OPPOSITION TO EUGENICAL ASSUMPTIONS ABOUT HEREDITY

No one denies great differences of gift, capacity and attainment among individuals of all races, but the voice of science, religion and practical politics is one in denying the God-appointed existence of super-races, or of races naturally and inevitably and eternally inferior. … The insidious and dishonorable propaganda, which, for selfish ends, so distorts and denies facts as to represent the advancement and development of certain races of men as impossible and undesirable, should be met with widespread dissemination of the truth. 

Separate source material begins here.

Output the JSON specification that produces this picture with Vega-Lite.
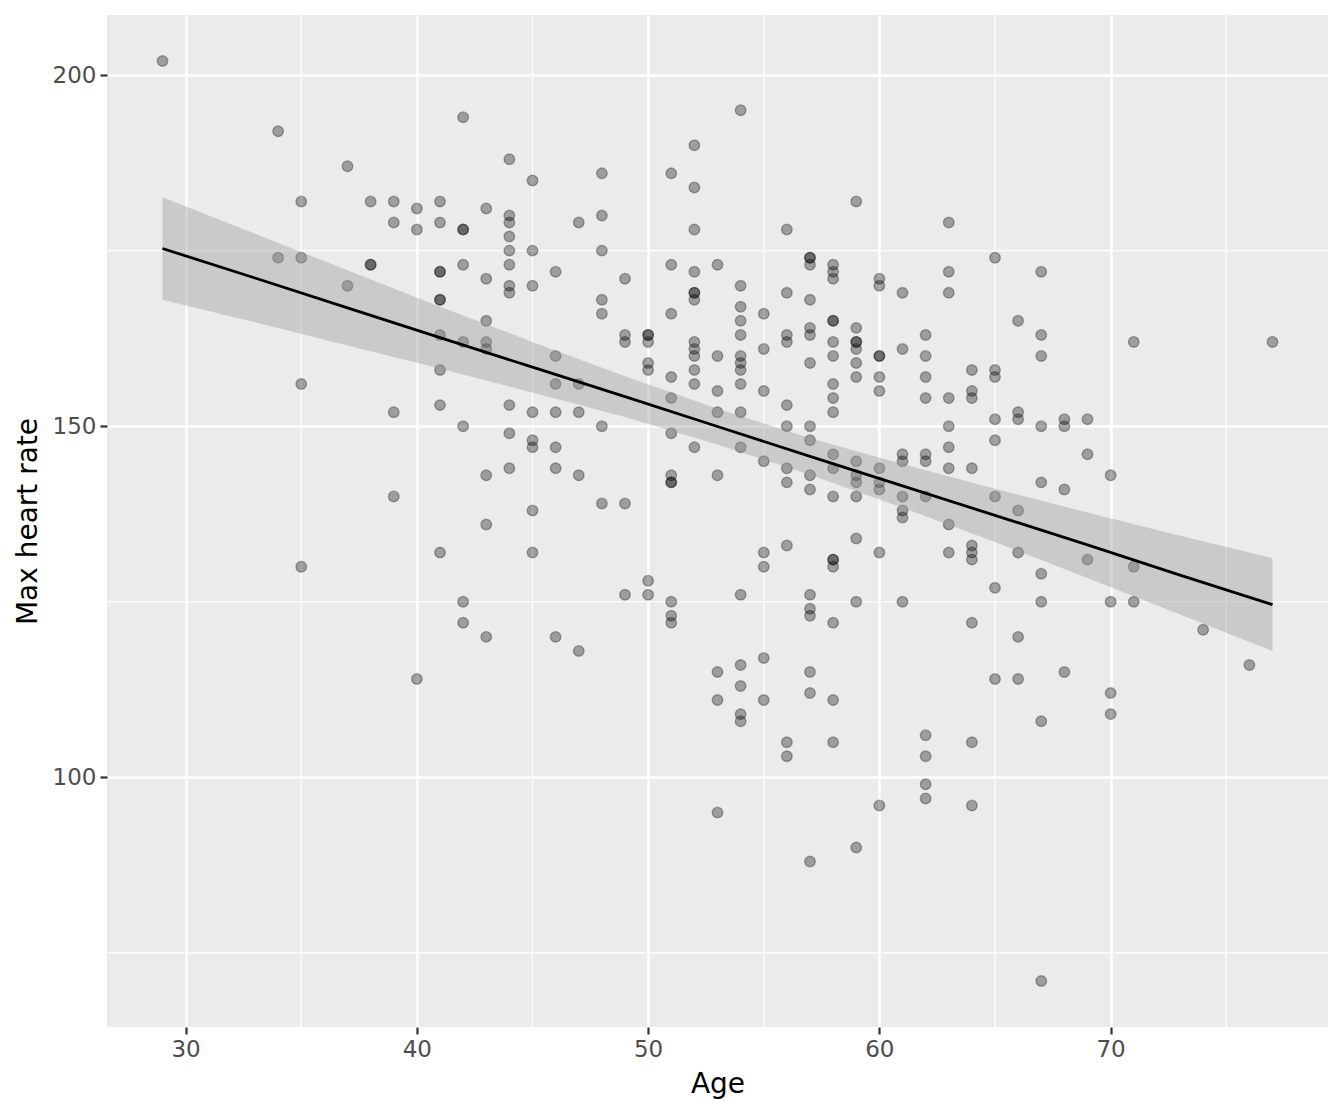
{
  "$schema": "https://vega.github.io/schema/vega-lite/v6.json",
  "width": 1221,
  "height": 1012,
  "autosize": {"type": "none"},
  "padding": {"left": 107, "top": 15, "right": 16, "bottom": 86},
  "background": "white",
  "config": {
    "view": {"fill": "#EBEBEB", "stroke": null},
    "font": "DejaVu Sans",
    "axis": {
      "domain": false,
      "grid": true,
      "gridColor": "white",
      "gridWidth": 2.4,
      "tickColor": "#333333",
      "tickWidth": 2.2,
      "tickSize": 7,
      "labelColor": "#4D4D4D",
      "labelFontSize": 23,
      "labelFont": "DejaVu Sans",
      "titleFont": "DejaVu Sans",
      "titleFontSize": 28,
      "titleFontWeight": "normal",
      "titleColor": "black"
    }
  },
  "datasets": {
    "pts": [
      {"age":29,"hr":202},
      {"age":34,"hr":192},{"age":34,"hr":174},
      {"age":35,"hr":182},{"age":35,"hr":174},{"age":35,"hr":156},{"age":35,"hr":130},
      {"age":37,"hr":187},{"age":37,"hr":170},
      {"age":38,"hr":182},{"age":38,"hr":173},{"age":38,"hr":173},
      {"age":39,"hr":182},{"age":39,"hr":179},{"age":39,"hr":152},{"age":39,"hr":140},
      {"age":40,"hr":181},{"age":40,"hr":178},{"age":40,"hr":114},
      {"age":41,"hr":182},{"age":41,"hr":179},{"age":41,"hr":172},{"age":41,"hr":172},{"age":41,"hr":168},{"age":41,"hr":168},{"age":41,"hr":163},{"age":41,"hr":158},{"age":41,"hr":153},{"age":41,"hr":132},
      {"age":42,"hr":194},{"age":42,"hr":178},{"age":42,"hr":178},{"age":42,"hr":173},{"age":42,"hr":162},{"age":42,"hr":150},{"age":42,"hr":125},{"age":42,"hr":122},
      {"age":43,"hr":181},{"age":43,"hr":171},{"age":43,"hr":165},{"age":43,"hr":162},{"age":43,"hr":161},{"age":43,"hr":143},{"age":43,"hr":136},{"age":43,"hr":120},
      {"age":44,"hr":188},{"age":44,"hr":180},{"age":44,"hr":179},{"age":44,"hr":177},{"age":44,"hr":175},{"age":44,"hr":173},{"age":44,"hr":170},{"age":44,"hr":169},{"age":44,"hr":153},{"age":44,"hr":149},{"age":44,"hr":144},
      {"age":45,"hr":185},{"age":45,"hr":175},{"age":45,"hr":170},{"age":45,"hr":152},{"age":45,"hr":148},{"age":45,"hr":147},{"age":45,"hr":138},{"age":45,"hr":132},
      {"age":46,"hr":172},{"age":46,"hr":160},{"age":46,"hr":156},{"age":46,"hr":152},{"age":46,"hr":147},{"age":46,"hr":144},{"age":46,"hr":120},
      {"age":47,"hr":179},{"age":47,"hr":156},{"age":47,"hr":152},{"age":47,"hr":143},{"age":47,"hr":118},
      {"age":48,"hr":186},{"age":48,"hr":180},{"age":48,"hr":175},{"age":48,"hr":168},{"age":48,"hr":166},{"age":48,"hr":150},{"age":48,"hr":139},
      {"age":49,"hr":171},{"age":49,"hr":163},{"age":49,"hr":162},{"age":49,"hr":139},{"age":49,"hr":126},
      {"age":50,"hr":163},{"age":50,"hr":163},{"age":50,"hr":162},{"age":50,"hr":159},{"age":50,"hr":158},{"age":50,"hr":128},{"age":50,"hr":126},
      {"age":51,"hr":186},{"age":51,"hr":173},{"age":51,"hr":166},{"age":51,"hr":157},{"age":51,"hr":154},{"age":51,"hr":149},{"age":51,"hr":143},{"age":51,"hr":142},{"age":51,"hr":142},{"age":51,"hr":125},{"age":51,"hr":123},{"age":51,"hr":122},
      {"age":52,"hr":190},{"age":52,"hr":184},{"age":52,"hr":178},{"age":52,"hr":172},{"age":52,"hr":169},{"age":52,"hr":169},{"age":52,"hr":168},{"age":52,"hr":162},{"age":52,"hr":161},{"age":52,"hr":160},{"age":52,"hr":158},{"age":52,"hr":156},{"age":52,"hr":147},
      {"age":53,"hr":173},{"age":53,"hr":160},{"age":53,"hr":155},{"age":53,"hr":152},{"age":53,"hr":143},{"age":53,"hr":115},{"age":53,"hr":111},{"age":53,"hr":95},
      {"age":54,"hr":195},{"age":54,"hr":170},{"age":54,"hr":167},{"age":54,"hr":165},{"age":54,"hr":163},{"age":54,"hr":160},{"age":54,"hr":159},{"age":54,"hr":158},{"age":54,"hr":156},{"age":54,"hr":152},{"age":54,"hr":147},{"age":54,"hr":126},{"age":54,"hr":116},{"age":54,"hr":113},{"age":54,"hr":109},{"age":54,"hr":108},
      {"age":55,"hr":166},{"age":55,"hr":161},{"age":55,"hr":155},{"age":55,"hr":145},{"age":55,"hr":132},{"age":55,"hr":130},{"age":55,"hr":117},{"age":55,"hr":111},
      {"age":56,"hr":178},{"age":56,"hr":169},{"age":56,"hr":163},{"age":56,"hr":162},{"age":56,"hr":153},{"age":56,"hr":150},{"age":56,"hr":144},{"age":56,"hr":142},{"age":56,"hr":133},{"age":56,"hr":105},{"age":56,"hr":103},
      {"age":57,"hr":174},{"age":57,"hr":174},{"age":57,"hr":173},{"age":57,"hr":168},{"age":57,"hr":164},{"age":57,"hr":163},{"age":57,"hr":159},{"age":57,"hr":150},{"age":57,"hr":148},{"age":57,"hr":143},{"age":57,"hr":141},{"age":57,"hr":126},{"age":57,"hr":124},{"age":57,"hr":123},{"age":57,"hr":115},{"age":57,"hr":112},{"age":57,"hr":88},
      {"age":58,"hr":173},{"age":58,"hr":172},{"age":58,"hr":171},{"age":58,"hr":165},{"age":58,"hr":165},{"age":58,"hr":162},{"age":58,"hr":160},{"age":58,"hr":156},{"age":58,"hr":154},{"age":58,"hr":152},{"age":58,"hr":146},{"age":58,"hr":144},{"age":58,"hr":140},{"age":58,"hr":131},{"age":58,"hr":131},{"age":58,"hr":130},{"age":58,"hr":122},{"age":58,"hr":111},{"age":58,"hr":105},
      {"age":59,"hr":182},{"age":59,"hr":164},{"age":59,"hr":162},{"age":59,"hr":162},{"age":59,"hr":161},{"age":59,"hr":159},{"age":59,"hr":157},{"age":59,"hr":145},{"age":59,"hr":143},{"age":59,"hr":142},{"age":59,"hr":140},{"age":59,"hr":134},{"age":59,"hr":125},{"age":59,"hr":90},
      {"age":60,"hr":171},{"age":60,"hr":170},{"age":60,"hr":160},{"age":60,"hr":160},{"age":60,"hr":157},{"age":60,"hr":155},{"age":60,"hr":144},{"age":60,"hr":142},{"age":60,"hr":141},{"age":60,"hr":132},{"age":60,"hr":96},
      {"age":61,"hr":169},{"age":61,"hr":161},{"age":61,"hr":146},{"age":61,"hr":145},{"age":61,"hr":140},{"age":61,"hr":138},{"age":61,"hr":137},{"age":61,"hr":125},
      {"age":62,"hr":163},{"age":62,"hr":160},{"age":62,"hr":157},{"age":62,"hr":154},{"age":62,"hr":146},{"age":62,"hr":145},{"age":62,"hr":140},{"age":62,"hr":106},{"age":62,"hr":103},{"age":62,"hr":99},{"age":62,"hr":97},
      {"age":63,"hr":179},{"age":63,"hr":172},{"age":63,"hr":169},{"age":63,"hr":154},{"age":63,"hr":150},{"age":63,"hr":147},{"age":63,"hr":144},{"age":63,"hr":136},{"age":63,"hr":132},
      {"age":64,"hr":158},{"age":64,"hr":155},{"age":64,"hr":154},{"age":64,"hr":144},{"age":64,"hr":133},{"age":64,"hr":132},{"age":64,"hr":131},{"age":64,"hr":122},{"age":64,"hr":105},{"age":64,"hr":96},
      {"age":65,"hr":174},{"age":65,"hr":158},{"age":65,"hr":157},{"age":65,"hr":151},{"age":65,"hr":148},{"age":65,"hr":140},{"age":65,"hr":127},{"age":65,"hr":114},
      {"age":66,"hr":165},{"age":66,"hr":152},{"age":66,"hr":151},{"age":66,"hr":138},{"age":66,"hr":132},{"age":66,"hr":120},{"age":66,"hr":114},
      {"age":67,"hr":172},{"age":67,"hr":163},{"age":67,"hr":160},{"age":67,"hr":150},{"age":67,"hr":142},{"age":67,"hr":129},{"age":67,"hr":125},{"age":67,"hr":108},{"age":67,"hr":71},
      {"age":68,"hr":151},{"age":68,"hr":150},{"age":68,"hr":141},{"age":68,"hr":115},
      {"age":69,"hr":151},{"age":69,"hr":146},{"age":69,"hr":131},
      {"age":70,"hr":143},{"age":70,"hr":125},{"age":70,"hr":112},{"age":70,"hr":109},
      {"age":71,"hr":162},{"age":71,"hr":130},{"age":71,"hr":125},
      {"age":74,"hr":121},
      {"age":76,"hr":116},
      {"age":77,"hr":162}
    ],
    "band": [
      {"age":29,"fit":175.3,"lo":168.0,"hi":182.6},
      {"age":33,"fit":171.1,"lo":164.8,"hi":177.4},
      {"age":37,"fit":166.85,"lo":161.5,"hi":172.2},
      {"age":41,"fit":162.6,"lo":158.2,"hi":167.0},
      {"age":45,"fit":158.4,"lo":154.8,"hi":162.0},
      {"age":49,"fit":154.2,"lo":151.3,"hi":157.1},
      {"age":53,"fit":149.96,"lo":147.4,"hi":152.5},
      {"age":57,"fit":145.7,"lo":143.1,"hi":148.3},
      {"age":61,"fit":141.5,"lo":138.4,"hi":144.6},
      {"age":65,"fit":137.3,"lo":133.5,"hi":141.1},
      {"age":69,"fit":133.1,"lo":128.4,"hi":137.7},
      {"age":73,"fit":128.8,"lo":123.2,"hi":134.4},
      {"age":77,"fit":124.6,"lo":118.0,"hi":131.2}
    ],
    "minorx": [{"v":35},{"v":45},{"v":55},{"v":65},{"v":75}],
    "minory": [{"v":75},{"v":125},{"v":175}]
  },
  "layer": [
    {
      "data": {"name": "minorx"},
      "mark": {"type": "rule", "color": "white", "strokeWidth": 1.2},
      "encoding": {
        "x": {"field": "v", "type": "quantitative", "scale": {"domain": [26.6, 79.4], "nice": false, "zero": false}}
      }
    },
    {
      "data": {"name": "minory"},
      "mark": {"type": "rule", "color": "white", "strokeWidth": 1.2},
      "encoding": {
        "y": {"field": "v", "type": "quantitative", "scale": {"domain": [64.45, 208.55], "nice": false, "zero": false}}
      }
    },
    {
      "data": {"name": "pts"},
      "mark": {"type": "point", "shape": "circle", "filled": true, "size": 112, "fill": "black", "fillOpacity": 0.33, "stroke": "black", "strokeOpacity": 0.3, "strokeWidth": 1.4},
      "encoding": {
        "x": {"field": "age", "type": "quantitative", "title": "Age",
              "axis": {"values": [30, 40, 50, 60, 70], "labelPadding": 4, "titlePadding": 9}},
        "y": {"field": "hr", "type": "quantitative", "title": "Max heart rate",
              "axis": {"values": [100, 150, 200], "labelPadding": 4, "titlePadding": 10}}
      }
    },
    {
      "data": {"name": "band"},
      "mark": {"type": "area", "color": "#999999", "opacity": 0.4},
      "encoding": {
        "x": {"field": "age", "type": "quantitative"},
        "y": {"field": "lo", "type": "quantitative"},
        "y2": {"field": "hi"}
      }
    },
    {
      "data": {"name": "band"},
      "mark": {"type": "line", "color": "black", "strokeWidth": 2.8},
      "encoding": {
        "x": {"field": "age", "type": "quantitative"},
        "y": {"field": "fit", "type": "quantitative"}
      }
    }
  ]
}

Dr. W. E. B. DuBois, Director of Publicity and Research, National Association for the Advancement of Colored People, “Manifesto of the Second Pan African Congress,” The Crisis (November, 1921), p. 7. [DuBois was in Europe during the Second Congress delivering the Manifesto of the Second Pan African Congress to imperialist monarchs and statesmen.]
A black and white portrait photograph of American sociologist and historian W. E. B. Du Bois. Based on the quality of the photo and Du Bois’ clothing, the image was likely produced in the early 1900s. Du Bois faces the camera, looking just slightly to the right of the frame. His face is serious. His dark facial hair is in the style of a goatee: he wears a sculpted mustache whose tips turn upwards, and he has a triangular patch of hair beneath his mouth. Du Bois wears a three-piece dark suit with a white shirt and dark floppy necktie tucked down into his vest. He is bald on the top of his head, with short dark hair hugging the sides of his head. His ears stick out slightly.
Herbert Spencer Jennings, Professor of Zoology, Johns Hopkins University, “Heredity and Environment,” Scientific Monthly (September 1924), pp. 237.) [Jennings attended the Second Congress.]

It is particularly in connection with racial questions in man that there has been a great throwing about of false biology. Heredity is stressed as all-powerful; environment as almost powerless: a vicious fallacy, not supported by the results of investigation. We are warned not to admit to America certain peoples now differing from ourselves on the basis of the resounding assertion that biology informs us that the environment can bring out nothing whatever but the hereditary characters. Such an assertion is perfectly empty and idle.

(Herbert Spencer Jennings, Professor of Zoology, Johns Hopkins University, Prometheus; or Biology and the Advancement of Man (New York: E. P. Dutton, 1925), pp. 65-66.)